#### What you have to do:
Copy down all of the data underneath, exactly as shown.

begin

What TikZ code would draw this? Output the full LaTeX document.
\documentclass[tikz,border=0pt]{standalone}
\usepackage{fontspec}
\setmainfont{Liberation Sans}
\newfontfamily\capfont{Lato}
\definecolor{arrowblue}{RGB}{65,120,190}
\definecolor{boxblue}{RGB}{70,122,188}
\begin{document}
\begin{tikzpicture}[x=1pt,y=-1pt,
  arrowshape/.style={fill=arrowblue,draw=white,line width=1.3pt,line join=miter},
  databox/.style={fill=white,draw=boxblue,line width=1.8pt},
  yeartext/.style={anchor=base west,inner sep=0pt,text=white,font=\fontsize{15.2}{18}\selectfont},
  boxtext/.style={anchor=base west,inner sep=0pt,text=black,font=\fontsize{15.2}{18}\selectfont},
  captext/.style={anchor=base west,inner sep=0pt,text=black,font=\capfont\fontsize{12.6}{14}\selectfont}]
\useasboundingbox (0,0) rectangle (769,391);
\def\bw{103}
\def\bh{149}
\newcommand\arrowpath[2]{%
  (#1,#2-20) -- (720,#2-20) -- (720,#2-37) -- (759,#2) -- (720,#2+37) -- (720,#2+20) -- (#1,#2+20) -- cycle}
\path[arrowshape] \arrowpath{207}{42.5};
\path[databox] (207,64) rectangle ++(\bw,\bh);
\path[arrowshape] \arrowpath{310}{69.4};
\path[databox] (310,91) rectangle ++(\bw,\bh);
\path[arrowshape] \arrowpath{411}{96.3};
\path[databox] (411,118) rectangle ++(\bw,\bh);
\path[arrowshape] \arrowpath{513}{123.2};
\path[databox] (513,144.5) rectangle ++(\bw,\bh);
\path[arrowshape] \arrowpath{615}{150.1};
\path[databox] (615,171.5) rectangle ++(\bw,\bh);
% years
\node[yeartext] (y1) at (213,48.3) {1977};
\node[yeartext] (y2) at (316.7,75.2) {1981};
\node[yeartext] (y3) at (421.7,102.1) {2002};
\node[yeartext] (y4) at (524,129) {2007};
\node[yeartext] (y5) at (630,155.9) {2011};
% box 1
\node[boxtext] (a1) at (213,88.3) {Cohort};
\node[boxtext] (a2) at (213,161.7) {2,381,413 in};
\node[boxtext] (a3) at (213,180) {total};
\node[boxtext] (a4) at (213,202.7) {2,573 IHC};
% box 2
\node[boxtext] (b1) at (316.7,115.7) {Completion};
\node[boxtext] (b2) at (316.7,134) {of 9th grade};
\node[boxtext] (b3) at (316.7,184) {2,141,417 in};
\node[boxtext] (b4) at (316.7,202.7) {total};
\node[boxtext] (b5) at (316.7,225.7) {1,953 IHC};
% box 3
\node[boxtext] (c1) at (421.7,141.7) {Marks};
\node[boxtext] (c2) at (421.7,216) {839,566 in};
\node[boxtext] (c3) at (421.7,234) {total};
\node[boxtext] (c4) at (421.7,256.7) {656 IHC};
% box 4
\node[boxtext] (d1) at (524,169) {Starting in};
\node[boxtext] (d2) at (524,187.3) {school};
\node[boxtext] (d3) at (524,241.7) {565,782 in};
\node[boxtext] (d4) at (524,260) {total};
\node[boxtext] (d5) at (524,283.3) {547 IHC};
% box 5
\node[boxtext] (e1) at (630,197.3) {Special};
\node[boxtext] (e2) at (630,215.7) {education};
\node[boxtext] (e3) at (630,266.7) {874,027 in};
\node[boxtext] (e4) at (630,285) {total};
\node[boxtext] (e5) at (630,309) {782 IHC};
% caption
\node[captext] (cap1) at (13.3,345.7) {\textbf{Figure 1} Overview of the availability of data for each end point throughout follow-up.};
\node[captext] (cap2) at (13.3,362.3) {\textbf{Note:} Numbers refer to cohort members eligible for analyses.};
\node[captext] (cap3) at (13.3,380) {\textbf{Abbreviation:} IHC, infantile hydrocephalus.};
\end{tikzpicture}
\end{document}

end

#### Solution below:
What TikZ code would draw this? Output the full LaTeX document.
\documentclass[tikz,border=0pt]{standalone}
\usepackage{fontspec}
\setmainfont{Liberation Sans}
\newfontfamily\capfont{Lato}
\definecolor{arrowblue}{RGB}{65,120,190}
\definecolor{boxblue}{RGB}{70,122,188}
\begin{document}
\begin{tikzpicture}[x=1pt,y=-1pt,
  arrowshape/.style={fill=arrowblue,draw=white,line width=1.3pt,line join=miter},
  databox/.style={fill=white,draw=boxblue,line width=1.8pt},
  yeartext/.style={anchor=base west,inner sep=0pt,text=white,font=\fontsize{15.2}{18}\selectfont},
  boxtext/.style={anchor=base west,inner sep=0pt,text=black,font=\fontsize{15.2}{18}\selectfont},
  captext/.style={anchor=base west,inner sep=0pt,text=black,font=\capfont\fontsize{12.6}{14}\selectfont}]
\useasboundingbox (0,0) rectangle (769,391);
\def\bw{103}
\def\bh{149}
\newcommand\arrowpath[2]{%
  (#1,#2-20) -- (720,#2-20) -- (720,#2-37) -- (759,#2) -- (720,#2+37) -- (720,#2+20) -- (#1,#2+20) -- cycle}
\path[arrowshape] \arrowpath{207}{42.5};
\path[databox] (207,64) rectangle ++(\bw,\bh);
\path[arrowshape] \arrowpath{310}{69.4};
\path[databox] (310,91) rectangle ++(\bw,\bh);
\path[arrowshape] \arrowpath{411}{96.3};
\path[databox] (411,118) rectangle ++(\bw,\bh);
\path[arrowshape] \arrowpath{513}{123.2};
\path[databox] (513,144.5) rectangle ++(\bw,\bh);
\path[arrowshape] \arrowpath{615}{150.1};
\path[databox] (615,171.5) rectangle ++(\bw,\bh);
% years
\node[yeartext] (y1) at (213,48.3) {1977};
\node[yeartext] (y2) at (316.7,75.2) {1981};
\node[yeartext] (y3) at (421.7,102.1) {2002};
\node[yeartext] (y4) at (524,129) {2007};
\node[yeartext] (y5) at (630,155.9) {2011};
% box 1
\node[boxtext] (a1) at (213,88.3) {Cohort};
\node[boxtext] (a2) at (213,161.7) {2,381,413 in};
\node[boxtext] (a3) at (213,180) {total};
\node[boxtext] (a4) at (213,202.7) {2,573 IHC};
% box 2
\node[boxtext] (b1) at (316.7,115.7) {Completion};
\node[boxtext] (b2) at (316.7,134) {of 9th grade};
\node[boxtext] (b3) at (316.7,184) {2,141,417 in};
\node[boxtext] (b4) at (316.7,202.7) {total};
\node[boxtext] (b5) at (316.7,225.7) {1,953 IHC};
% box 3
\node[boxtext] (c1) at (421.7,141.7) {Marks};
\node[boxtext] (c2) at (421.7,216) {839,566 in};
\node[boxtext] (c3) at (421.7,234) {total};
\node[boxtext] (c4) at (421.7,256.7) {656 IHC};
% box 4
\node[boxtext] (d1) at (524,169) {Starting in};
\node[boxtext] (d2) at (524,187.3) {school};
\node[boxtext] (d3) at (524,241.7) {565,782 in};
\node[boxtext] (d4) at (524,260) {total};
\node[boxtext] (d5) at (524,283.3) {547 IHC};
% box 5
\node[boxtext] (e1) at (630,197.3) {Special};
\node[boxtext] (e2) at (630,215.7) {education};
\node[boxtext] (e3) at (630,266.7) {874,027 in};
\node[boxtext] (e4) at (630,285) {total};
\node[boxtext] (e5) at (630,309) {782 IHC};
% caption
\node[captext] (cap1) at (13.3,345.7) {\textbf{Figure 1} Overview of the availability of data for each end point throughout follow-up.};
\node[captext] (cap2) at (13.3,362.3) {\textbf{Note:} Numbers refer to cohort members eligible for analyses.};
\node[captext] (cap3) at (13.3,380) {\textbf{Abbreviation:} IHC, infantile hydrocephalus.};
\end{tikzpicture}
\end{document}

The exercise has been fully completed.